Data –
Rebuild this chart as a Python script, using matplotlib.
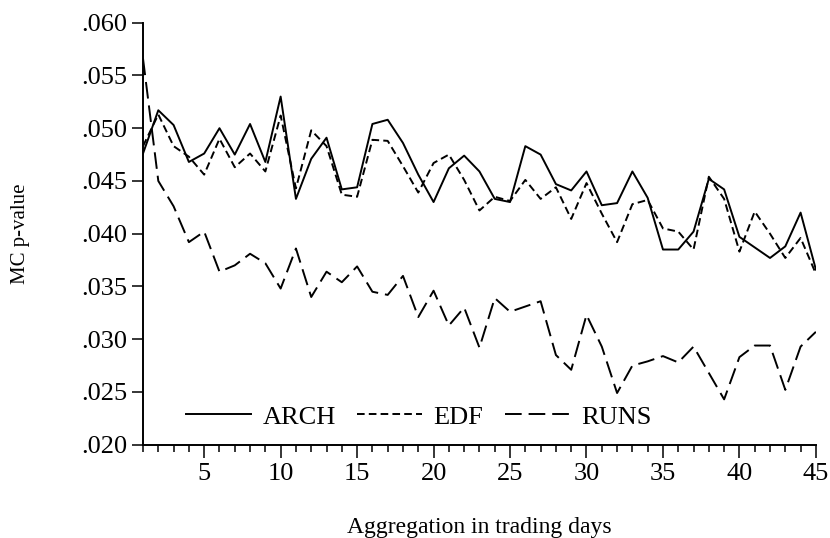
''' MC p-values against aggregation level '''
import numpy as np
import matplotlib
matplotlib.use('Agg')
import matplotlib.pyplot as plt
from matplotlib.ticker import FuncFormatter, MultipleLocator

plt.rcParams['font.family'] = ['Liberation Serif', 'DejaVu Serif']
plt.rcParams['lines.scale_dashes'] = False

days = np.arange(1, 46)

arch = [0.0476, 0.0517, 0.0503, 0.0468, 0.0476, 0.0500, 0.0475, 0.0504, 0.0468, 0.0530,
        0.0433, 0.0471, 0.0491, 0.0442, 0.0444, 0.0504, 0.0508, 0.0486, 0.0456, 0.0430,
        0.0462, 0.0474, 0.0459, 0.0433, 0.0430, 0.0483, 0.0475, 0.0447, 0.0441, 0.0459,
        0.0427, 0.0429, 0.0459, 0.0434, 0.0385, 0.0385, 0.0402, 0.0452, 0.0442, 0.0397,
        0.0387, 0.0377, 0.0388, 0.0420, 0.0366]

edf = [0.0483, 0.0513, 0.0483, 0.0473, 0.0456, 0.0490, 0.0463, 0.0476, 0.0459, 0.0512,
       0.0443, 0.0498, 0.0483, 0.0437, 0.0435, 0.0489, 0.0488, 0.0464, 0.0439, 0.0467,
       0.0475, 0.0451, 0.0422, 0.0435, 0.0431, 0.0451, 0.0433, 0.0444, 0.0414, 0.0448,
       0.0419, 0.0392, 0.0428, 0.0432, 0.0405, 0.0402, 0.0385, 0.0454, 0.0433, 0.0383,
       0.0421, 0.0400, 0.0377, 0.0396, 0.0362]

runs = [0.0566, 0.0450, 0.0426, 0.0392, 0.0402, 0.0364, 0.0370, 0.0381, 0.0372, 0.0348,
        0.0386, 0.0340, 0.0364, 0.0354, 0.0369, 0.0345, 0.0342, 0.0360, 0.0321, 0.0346,
        0.0313, 0.0330, 0.0292, 0.0339, 0.0326, 0.0331, 0.0336, 0.0285, 0.0271, 0.0323,
        0.0293, 0.0249, 0.0275, 0.0279, 0.0284, 0.0278, 0.0293, 0.0268, 0.0243, 0.0283,
        0.0294, 0.0294, 0.0252, 0.0293, 0.0307]

fig = plt.figure(figsize=(8.3, 5.38), dpi=100)
ax = fig.add_axes([0.1723, 0.1734, 0.8107, 0.7844])

ax.plot(days, arch, color='black', lw=1.4, ls='-', label='ARCH')
ax.plot(days, edf, color='black', lw=1.4, ls=(0, (5.5, 3)), label='EDF')
ax.plot(days, runs, color='black', lw=1.4, ls=(0, (12, 5)), label='RUNS')

ax.set_xlim(1, 45)
ax.set_ylim(0.020, 0.060)
ax.xaxis.set_major_locator(MultipleLocator(5))
ax.xaxis.set_minor_locator(MultipleLocator(1))
ax.yaxis.set_major_locator(MultipleLocator(0.005))
ax.yaxis.set_major_formatter(FuncFormatter(lambda v, p: ('%.3f' % v).lstrip('0')))

for s in ['top', 'right']:
    ax.spines[s].set_visible(False)
for s in ['left', 'bottom']:
    ax.spines[s].set_linewidth(1.4)

ax.tick_params(axis='both', which='major', labelsize=19, width=1.1, direction='out')
ax.tick_params(axis='x', which='major', length=9, pad=4)
ax.tick_params(axis='x', which='minor', length=5, width=1.1)
ax.tick_params(axis='y', which='major', length=8, pad=3)

ax.set_xlabel('Aggregation in trading days', fontsize=17, labelpad=23)
ax.set_ylabel('MC p-value', fontsize=15, labelpad=37)

ax.legend(loc='center', bbox_to_anchor=(0.41, 0.066), ncol=3, frameon=False,
          fontsize=19, handlelength=2.45, handletextpad=0.45, columnspacing=0.8,
          borderpad=0, borderaxespad=0)

fig.savefig('out.png', dpi=100)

Exercise aim –
Repeat the lines exactly as they stand, from the opening line of the data through the line with "days = np.arange(1, 46)". Pictures stay out of the copy.

Answer to this problem –
Rebuild this chart as a Python script, using matplotlib.
''' MC p-values against aggregation level '''
import numpy as np
import matplotlib
matplotlib.use('Agg')
import matplotlib.pyplot as plt
from matplotlib.ticker import FuncFormatter, MultipleLocator

plt.rcParams['font.family'] = ['Liberation Serif', 'DejaVu Serif']
plt.rcParams['lines.scale_dashes'] = False

days = np.arange(1, 46)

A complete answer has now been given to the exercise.